Meet Danielle George

Danielle is a professor of Microwave Engineering and Vice Dean in the Faculty of Science and Engineering at the University of Manchester. Danielle’s research is dedicated to solving one the 14 world engineering grand challenges of the 21st century; engineering the tools for scientific discovery. She has a PhD in Electronic Engineering and is Deputy President and on the Board of Trustees of the IET. She was appointed Member of the Order of the British Empire and the Royal Academy of Engineering Rooke in 2016, the Harold Hartley Medal in 2017 and the Royal Society Michael Faraday Medal in 2018.
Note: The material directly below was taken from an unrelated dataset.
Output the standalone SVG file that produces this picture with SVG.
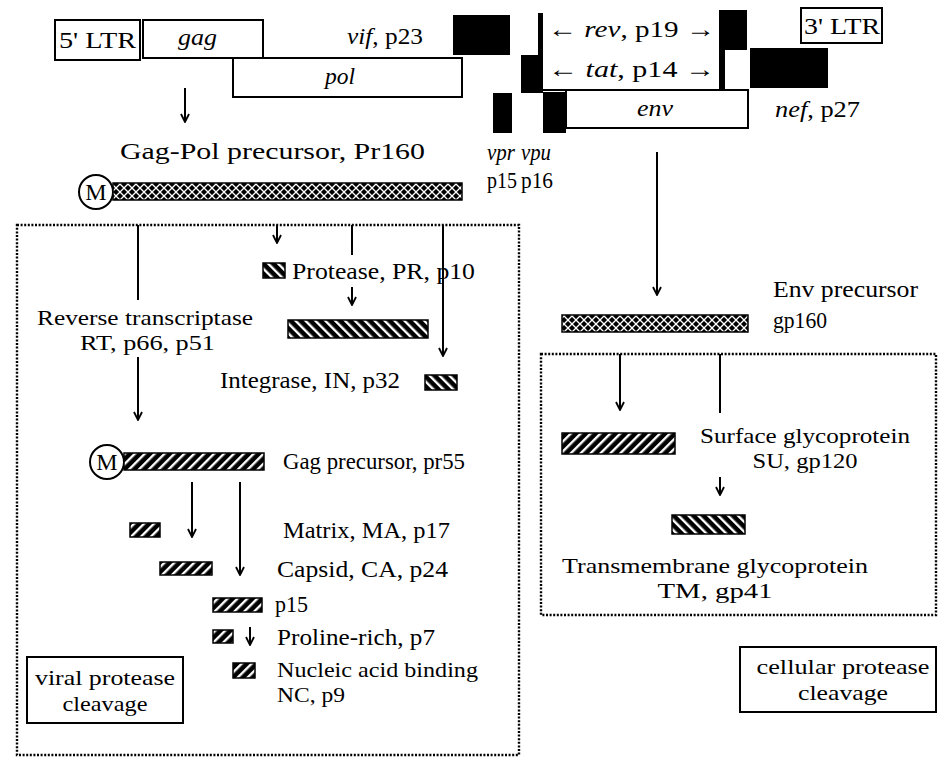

Danielle has contributed to the design and development of some of the most sensitive instruments ever produced for radio astronomy, and her research interests have recently expanded into communications in aerospace and wireless sensor networks. She has delivered a number of TED talks and appeared on various BBC documentaries, including alongside Professor Stephen Hawking.

Find out more about Danielle in the profile below:

1. Who inspired you get into Electronics? Was it a teacher, someone on TV or even a parent or relation?

I think it was my parents’ willingness to always be ready to find out answers with me when I always asked “Why?”.

2. How would you explain to young people what Electronics is and its importance?

For me Electronics is putting my Maths and Physics to work; making electrical circuits to solve the engineering grand challenges and change the world.

3. What is the best thing about your job?

Every day is different and you’re never sure what you’ll get asked!

4. What is exciting about Electronics at the moment?

So many things! For me it is about miniaturizing circuits and pushing the frequency high and higher. Imagine where you could put nano-scale sized circuits?!

5. Looking into your crystal ball, what is the next big trend for technology?

I think the medical sector is very interesting. Combining electronics with wireless technology, and making it all low cost, you could create diagnosis tools for every single person around the world. Sending electronic instruments/machines to places where you might not want to send a human is also very interesting (disaster zones, terrorist zones…). And of course my passion of using electronics to solve one of the 14 world engineering grand challenges: engineering the tools of scientific discovery. We are changing what we know about this world and the next thanks, to a large extent, to electronics.